The pathway to the judge’s ruling began with the 2014 application for tax breaks in the form of PILOTs, which are common in New York. These represent a boon for businesses, provided that businesses meet performance standards considered more valuable to municipalities than tax revenues would be. In the case of Green Acres, the trade-off was jobs. The terms of the original accord gave the malls tax breaks totaling $6 million per year for 10 years; it also provided a five-year extension to the agreement, on the condition that the two facilities created at least 674 new jobs.
Along the way, six of the IDA’s seven members resigned after being threatened with dismissal, the IDA revoked the PILOT agreements altogether, the IDA’s chairman resigned and Hempstead Town Supervisor Anthony Santino lost his re-election bid, allegedly due in part to the disputes surrounding the town’s IDA.
IDAs were established in 1969 by state law, and most other states have similar agencies. In order to attract large-scale employers to an area, towns or even states, such agencies offer various forms of incentives. These might include tax breaks, as in the case of Green Acres; providing necessary infrastructure, such as access roads; or reducing or waiving fees for operating expenses, such as utilities or water, where these are publicly owned. At some point after the initial period covered by incentives (often 10 to 15 years, as with Green Acres), the business becomes a regular source of tax income.

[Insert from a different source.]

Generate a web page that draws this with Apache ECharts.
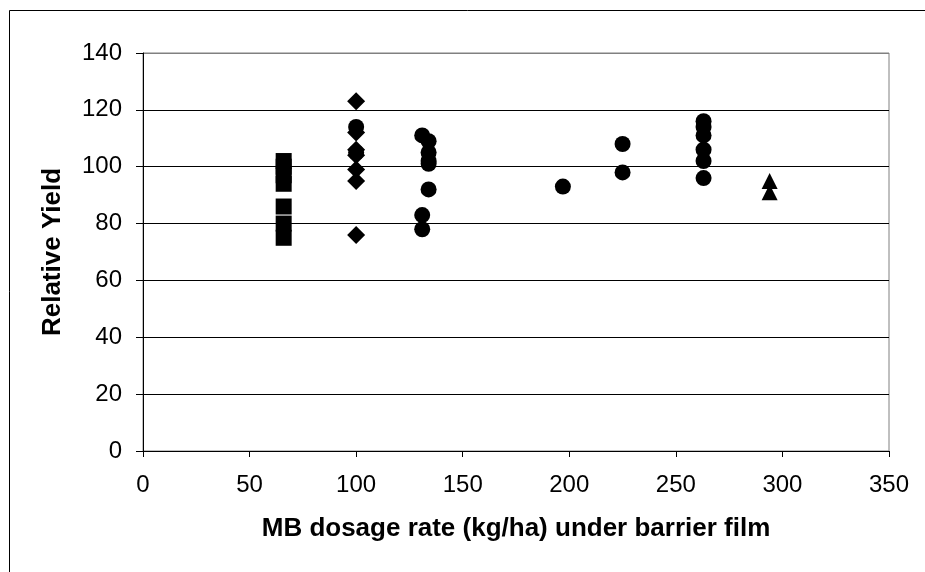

In the case of the malls, the issue began when Green Acres and School District 30’s assistant superintendent for business, Lisa Rutkoske, came up with different estimates for the amount of tax Macerich would pay for the 2016-17 school year. Rutkoske estimated that PILOT payments would amount to 50 percent for the two facilities; Green Acres’ owners put the number at 73 percent for the mall and 63 percent for the smaller facility — a difference of roughly $1.8 million.
Rutkoske recommended that the district make up the shortfall from tax revenues. Instead, the district’s board of education elected to honor a promise it had made to refund any overpayments directly to taxpayers.
The district discovered too late that, far from generating a surplus, its budget, based on Rutkoske’s estimates, would leave it with shortfall. At this point, in September 2016, the school districts contended that Green Acres could not be in a position to make any estimates until the schools calculated their tax revenues. Eventually, in February 2017, the state stepped in and said it would conduct an audit. A revocation of the original tax breaks by the IDA and a freezing of that recission by the court followed. Finally, the audit was published two months ago. In it, the auditors concluded that Green Acres had hit its benchmarks, and that its PILOT figures were correct.
“Under the tax cap, school districts are obligated to engage in a process of developing a reasonable and good faith estimate of PILOT revenue prior to setting the tax levy,” District 30 Superintendent Nicholas Stirling wrote on Dec. 8, in disagreeing with the audit’s findings. “Until tax rates are set, it is not possible to know definitively how much PILOT revenue a school district will receive.”
Stirling added at the time that the audit “does not appear to have considered the detailed analysis of the PILOT agreements the district undertook in developing its estimates or the fact that in at least one other instance, the district received significantly less PILOT revenue than it should have following the successful resolution of tax certiorari proceeding.”
The IDA claimed in a January letter to Hempstead residents that the state audit vindicated the agency. The letter, which was signed simply “Town of Hempstead Industrial Development Agency,” claimed the PILOT payments only amounted to about $42 per household, and that the agency’s actions had been both timely and appropriate in the submission of estimates.